Problem description -> Omit all pictures and transcribe only the lines in the entries below that run from the line with "Generate a web" through the line with "const seriesNames = ['Reel".

Materials provided ->
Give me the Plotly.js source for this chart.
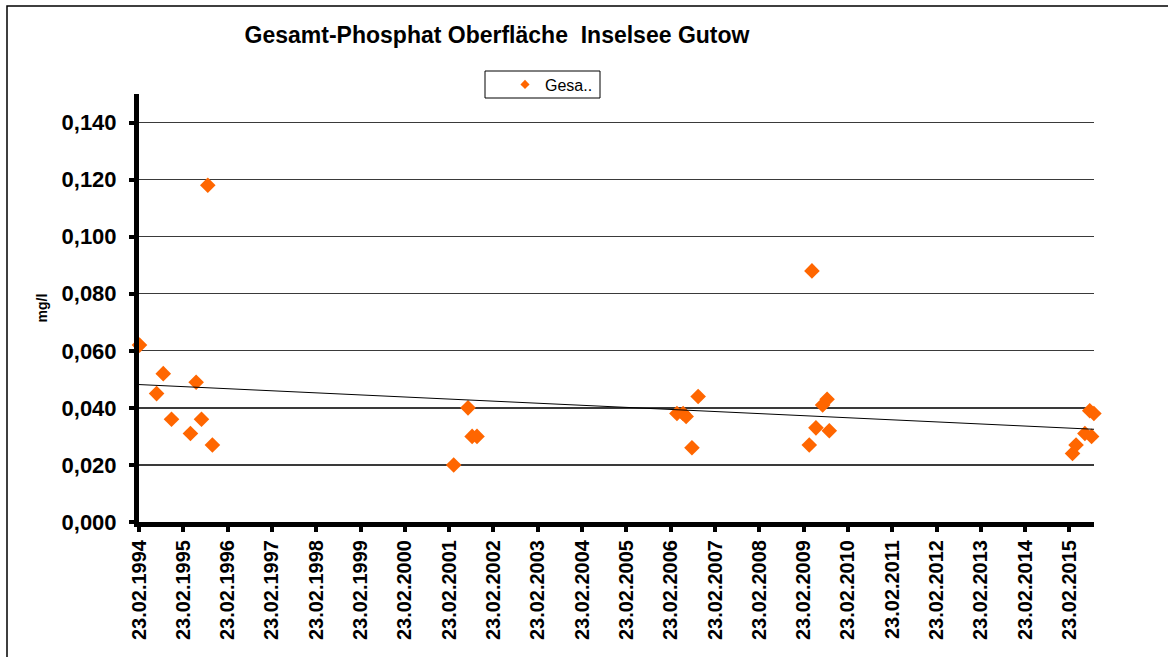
* * *
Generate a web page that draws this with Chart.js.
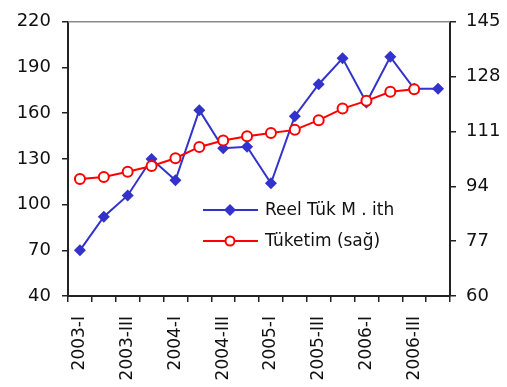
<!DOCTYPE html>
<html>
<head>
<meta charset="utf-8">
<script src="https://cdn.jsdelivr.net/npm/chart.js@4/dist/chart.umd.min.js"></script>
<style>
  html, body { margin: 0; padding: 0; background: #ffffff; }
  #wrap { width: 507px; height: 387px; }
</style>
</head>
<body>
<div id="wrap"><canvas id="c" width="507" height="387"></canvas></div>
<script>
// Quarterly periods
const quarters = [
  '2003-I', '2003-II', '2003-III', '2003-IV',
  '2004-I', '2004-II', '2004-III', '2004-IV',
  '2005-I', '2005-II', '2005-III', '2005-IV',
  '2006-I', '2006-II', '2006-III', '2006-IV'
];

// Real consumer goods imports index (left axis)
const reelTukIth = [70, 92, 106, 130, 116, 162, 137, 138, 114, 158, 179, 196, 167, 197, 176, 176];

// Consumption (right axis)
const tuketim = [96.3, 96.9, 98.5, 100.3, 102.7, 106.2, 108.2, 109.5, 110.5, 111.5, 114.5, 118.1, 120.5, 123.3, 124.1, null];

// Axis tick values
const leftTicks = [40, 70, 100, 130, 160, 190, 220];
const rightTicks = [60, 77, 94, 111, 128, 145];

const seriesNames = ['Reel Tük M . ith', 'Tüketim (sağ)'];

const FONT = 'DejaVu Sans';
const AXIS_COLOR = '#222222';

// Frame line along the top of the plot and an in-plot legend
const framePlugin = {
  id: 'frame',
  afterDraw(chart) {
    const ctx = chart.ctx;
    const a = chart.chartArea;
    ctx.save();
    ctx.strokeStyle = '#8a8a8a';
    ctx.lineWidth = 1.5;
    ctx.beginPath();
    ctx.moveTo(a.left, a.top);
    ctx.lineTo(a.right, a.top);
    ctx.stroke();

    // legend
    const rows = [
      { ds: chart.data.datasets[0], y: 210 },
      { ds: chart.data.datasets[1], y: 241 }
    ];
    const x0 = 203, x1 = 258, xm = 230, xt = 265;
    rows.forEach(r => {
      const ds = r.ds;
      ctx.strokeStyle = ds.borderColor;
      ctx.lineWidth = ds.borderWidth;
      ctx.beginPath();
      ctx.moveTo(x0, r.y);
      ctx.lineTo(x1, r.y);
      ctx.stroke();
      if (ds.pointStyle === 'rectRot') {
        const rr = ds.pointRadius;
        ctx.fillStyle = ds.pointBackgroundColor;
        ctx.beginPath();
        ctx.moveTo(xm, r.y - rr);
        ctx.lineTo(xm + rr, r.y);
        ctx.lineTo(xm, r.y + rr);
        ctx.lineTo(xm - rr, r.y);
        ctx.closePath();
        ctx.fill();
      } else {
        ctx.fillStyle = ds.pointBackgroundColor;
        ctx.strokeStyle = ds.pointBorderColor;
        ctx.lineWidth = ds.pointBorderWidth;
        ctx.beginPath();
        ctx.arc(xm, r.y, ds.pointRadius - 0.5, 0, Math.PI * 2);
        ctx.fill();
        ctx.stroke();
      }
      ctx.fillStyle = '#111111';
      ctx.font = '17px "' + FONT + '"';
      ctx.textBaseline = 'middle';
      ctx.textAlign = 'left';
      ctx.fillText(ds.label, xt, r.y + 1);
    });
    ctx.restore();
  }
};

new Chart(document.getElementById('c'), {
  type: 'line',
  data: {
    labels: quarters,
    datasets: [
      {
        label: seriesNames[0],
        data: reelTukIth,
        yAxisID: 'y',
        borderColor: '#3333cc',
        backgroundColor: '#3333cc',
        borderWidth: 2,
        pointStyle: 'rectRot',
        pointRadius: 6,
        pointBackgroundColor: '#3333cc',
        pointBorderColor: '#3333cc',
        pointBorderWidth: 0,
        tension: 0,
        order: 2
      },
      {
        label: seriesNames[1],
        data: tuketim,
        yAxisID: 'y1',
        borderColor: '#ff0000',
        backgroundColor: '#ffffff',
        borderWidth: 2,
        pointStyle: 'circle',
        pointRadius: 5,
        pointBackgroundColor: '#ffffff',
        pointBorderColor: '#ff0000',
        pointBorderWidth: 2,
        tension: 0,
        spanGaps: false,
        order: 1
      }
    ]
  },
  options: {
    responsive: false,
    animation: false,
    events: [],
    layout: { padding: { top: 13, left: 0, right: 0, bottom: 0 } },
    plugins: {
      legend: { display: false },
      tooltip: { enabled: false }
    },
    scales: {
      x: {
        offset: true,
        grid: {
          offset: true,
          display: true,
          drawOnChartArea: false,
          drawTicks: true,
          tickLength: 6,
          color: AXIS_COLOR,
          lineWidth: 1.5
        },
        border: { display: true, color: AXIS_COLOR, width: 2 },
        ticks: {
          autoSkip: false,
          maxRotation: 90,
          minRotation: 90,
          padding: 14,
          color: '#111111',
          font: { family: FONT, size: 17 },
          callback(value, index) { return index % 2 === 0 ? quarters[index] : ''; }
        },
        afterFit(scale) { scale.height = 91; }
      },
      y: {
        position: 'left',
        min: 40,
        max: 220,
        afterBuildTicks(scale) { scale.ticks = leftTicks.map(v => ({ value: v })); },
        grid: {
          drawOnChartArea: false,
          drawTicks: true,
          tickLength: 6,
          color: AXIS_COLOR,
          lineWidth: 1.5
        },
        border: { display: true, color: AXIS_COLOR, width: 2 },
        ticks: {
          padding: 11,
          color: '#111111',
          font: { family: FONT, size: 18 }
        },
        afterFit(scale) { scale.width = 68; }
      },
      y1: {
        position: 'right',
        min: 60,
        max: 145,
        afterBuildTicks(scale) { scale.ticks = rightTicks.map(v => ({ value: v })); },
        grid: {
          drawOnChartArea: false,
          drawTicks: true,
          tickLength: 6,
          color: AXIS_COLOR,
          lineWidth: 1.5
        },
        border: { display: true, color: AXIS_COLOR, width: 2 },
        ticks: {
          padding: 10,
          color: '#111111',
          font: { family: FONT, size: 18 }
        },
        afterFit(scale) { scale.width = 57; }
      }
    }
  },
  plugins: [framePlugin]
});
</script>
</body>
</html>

The result ->
Generate a web page that draws this with Chart.js.
<!DOCTYPE html>
<html>
<head>
<meta charset="utf-8">
<script src="https://cdn.jsdelivr.net/npm/chart.js@4/dist/chart.umd.min.js"></script>
<style>
  html, body { margin: 0; padding: 0; background: #ffffff; }
  #wrap { width: 507px; height: 387px; }
</style>
</head>
<body>
<div id="wrap"><canvas id="c" width="507" height="387"></canvas></div>
<script>
// Quarterly periods
const quarters = [
  '2003-I', '2003-II', '2003-III', '2003-IV',
  '2004-I', '2004-II', '2004-III', '2004-IV',
  '2005-I', '2005-II', '2005-III', '2005-IV',
  '2006-I', '2006-II', '2006-III', '2006-IV'
];

// Real consumer goods imports index (left axis)
const reelTukIth = [70, 92, 106, 130, 116, 162, 137, 138, 114, 158, 179, 196, 167, 197, 176, 176];

// Consumption (right axis)
const tuketim = [96.3, 96.9, 98.5, 100.3, 102.7, 106.2, 108.2, 109.5, 110.5, 111.5, 114.5, 118.1, 120.5, 123.3, 124.1, null];

// Axis tick values
const leftTicks = [40, 70, 100, 130, 160, 190, 220];
const rightTicks = [60, 77, 94, 111, 128, 145];

const seriesNames = ['Reel Tük M . ith', 'Tüketim (sağ)'];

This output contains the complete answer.